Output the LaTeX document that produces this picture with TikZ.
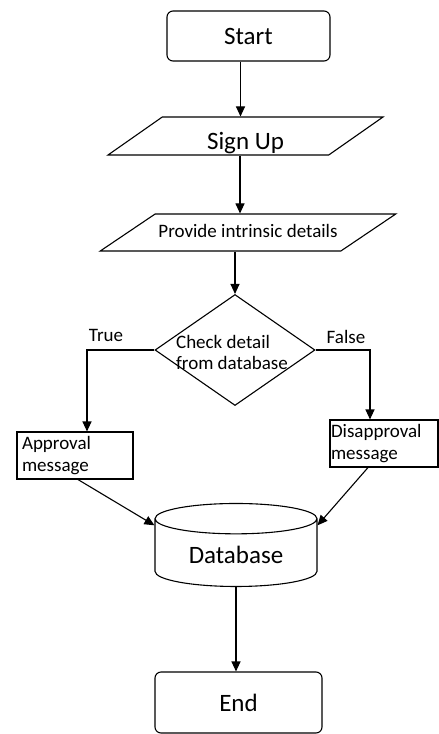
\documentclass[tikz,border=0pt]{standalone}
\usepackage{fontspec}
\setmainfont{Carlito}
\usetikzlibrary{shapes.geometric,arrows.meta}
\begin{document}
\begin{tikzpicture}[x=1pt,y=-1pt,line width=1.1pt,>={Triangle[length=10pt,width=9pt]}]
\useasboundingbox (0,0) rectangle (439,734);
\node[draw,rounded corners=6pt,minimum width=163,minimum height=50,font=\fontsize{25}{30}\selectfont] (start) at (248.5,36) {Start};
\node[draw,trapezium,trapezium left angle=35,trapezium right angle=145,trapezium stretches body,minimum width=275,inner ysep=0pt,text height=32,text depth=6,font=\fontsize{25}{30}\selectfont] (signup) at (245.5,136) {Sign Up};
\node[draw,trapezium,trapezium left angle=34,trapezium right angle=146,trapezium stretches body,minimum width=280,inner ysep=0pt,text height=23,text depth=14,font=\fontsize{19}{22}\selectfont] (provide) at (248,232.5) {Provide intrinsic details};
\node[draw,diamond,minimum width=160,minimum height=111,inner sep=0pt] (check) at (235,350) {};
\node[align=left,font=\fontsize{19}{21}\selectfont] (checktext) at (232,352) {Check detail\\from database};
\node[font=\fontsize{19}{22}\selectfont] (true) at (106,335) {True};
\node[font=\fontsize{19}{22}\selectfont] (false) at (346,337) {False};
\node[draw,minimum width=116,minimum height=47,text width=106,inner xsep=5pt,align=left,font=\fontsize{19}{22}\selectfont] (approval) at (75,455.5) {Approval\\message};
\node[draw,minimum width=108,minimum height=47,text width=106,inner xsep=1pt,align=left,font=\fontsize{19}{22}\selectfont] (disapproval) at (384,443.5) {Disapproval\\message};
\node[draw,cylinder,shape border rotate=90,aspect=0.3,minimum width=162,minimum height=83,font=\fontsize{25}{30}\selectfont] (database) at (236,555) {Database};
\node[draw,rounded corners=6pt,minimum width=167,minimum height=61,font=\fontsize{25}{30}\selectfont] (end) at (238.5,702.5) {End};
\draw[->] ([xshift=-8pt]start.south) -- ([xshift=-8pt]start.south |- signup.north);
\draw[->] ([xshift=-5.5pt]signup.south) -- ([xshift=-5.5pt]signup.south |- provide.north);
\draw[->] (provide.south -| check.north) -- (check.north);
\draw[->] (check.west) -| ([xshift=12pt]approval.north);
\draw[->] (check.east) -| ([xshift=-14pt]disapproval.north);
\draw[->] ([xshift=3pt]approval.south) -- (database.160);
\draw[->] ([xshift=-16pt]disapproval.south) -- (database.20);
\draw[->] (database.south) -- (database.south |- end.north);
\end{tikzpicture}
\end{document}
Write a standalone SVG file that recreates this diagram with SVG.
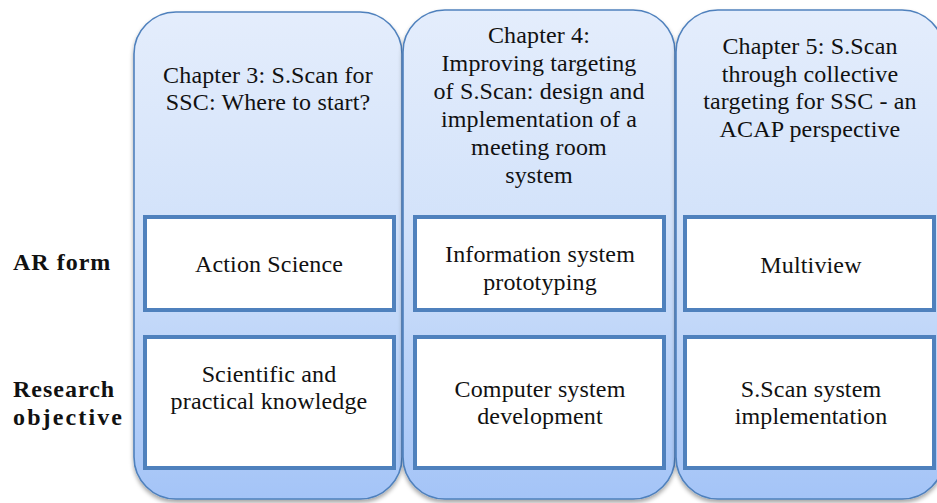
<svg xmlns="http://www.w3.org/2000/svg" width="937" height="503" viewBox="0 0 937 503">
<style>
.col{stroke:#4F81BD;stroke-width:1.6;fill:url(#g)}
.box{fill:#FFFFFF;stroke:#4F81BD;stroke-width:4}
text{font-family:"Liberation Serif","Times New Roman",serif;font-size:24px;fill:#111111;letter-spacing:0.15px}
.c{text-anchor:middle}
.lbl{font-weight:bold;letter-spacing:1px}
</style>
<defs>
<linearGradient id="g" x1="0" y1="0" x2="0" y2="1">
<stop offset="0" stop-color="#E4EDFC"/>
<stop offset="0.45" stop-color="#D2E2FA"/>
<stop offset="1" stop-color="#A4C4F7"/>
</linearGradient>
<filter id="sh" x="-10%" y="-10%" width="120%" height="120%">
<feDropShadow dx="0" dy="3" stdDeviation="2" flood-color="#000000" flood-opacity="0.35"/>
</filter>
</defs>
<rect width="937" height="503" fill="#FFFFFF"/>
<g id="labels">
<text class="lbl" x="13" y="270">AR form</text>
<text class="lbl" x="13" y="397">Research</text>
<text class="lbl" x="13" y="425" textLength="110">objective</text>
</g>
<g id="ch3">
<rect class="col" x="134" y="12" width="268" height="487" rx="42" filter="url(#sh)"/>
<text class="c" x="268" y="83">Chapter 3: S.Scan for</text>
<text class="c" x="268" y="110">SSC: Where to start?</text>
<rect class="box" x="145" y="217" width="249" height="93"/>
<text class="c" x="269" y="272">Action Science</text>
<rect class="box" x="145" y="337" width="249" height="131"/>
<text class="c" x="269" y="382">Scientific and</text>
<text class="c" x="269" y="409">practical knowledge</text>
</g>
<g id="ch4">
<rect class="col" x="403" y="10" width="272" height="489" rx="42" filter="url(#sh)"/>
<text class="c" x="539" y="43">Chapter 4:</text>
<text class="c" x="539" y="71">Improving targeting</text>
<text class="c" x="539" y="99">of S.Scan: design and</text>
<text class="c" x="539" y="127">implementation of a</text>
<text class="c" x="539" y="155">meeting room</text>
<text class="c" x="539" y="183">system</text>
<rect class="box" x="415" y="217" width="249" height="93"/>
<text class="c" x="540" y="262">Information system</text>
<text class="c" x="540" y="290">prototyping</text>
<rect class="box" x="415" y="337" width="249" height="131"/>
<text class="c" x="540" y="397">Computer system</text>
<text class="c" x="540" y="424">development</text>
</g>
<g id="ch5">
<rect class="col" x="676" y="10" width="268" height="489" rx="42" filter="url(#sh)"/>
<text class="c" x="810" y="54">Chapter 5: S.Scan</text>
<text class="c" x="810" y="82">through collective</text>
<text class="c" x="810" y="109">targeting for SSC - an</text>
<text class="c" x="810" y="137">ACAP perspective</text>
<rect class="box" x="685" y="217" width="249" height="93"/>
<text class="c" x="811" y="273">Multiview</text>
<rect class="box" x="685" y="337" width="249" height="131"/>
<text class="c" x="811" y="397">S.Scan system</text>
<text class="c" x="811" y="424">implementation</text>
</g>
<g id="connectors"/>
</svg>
______
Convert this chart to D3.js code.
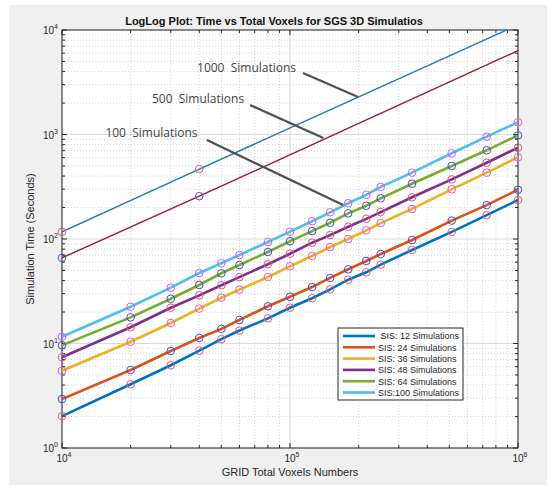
______
Find all lines where the word "standalone" appears. Copy them.

\documentclass[tikz,border=0pt]{standalone}
Write a standalone SVG file that recreates this diagram with SVG.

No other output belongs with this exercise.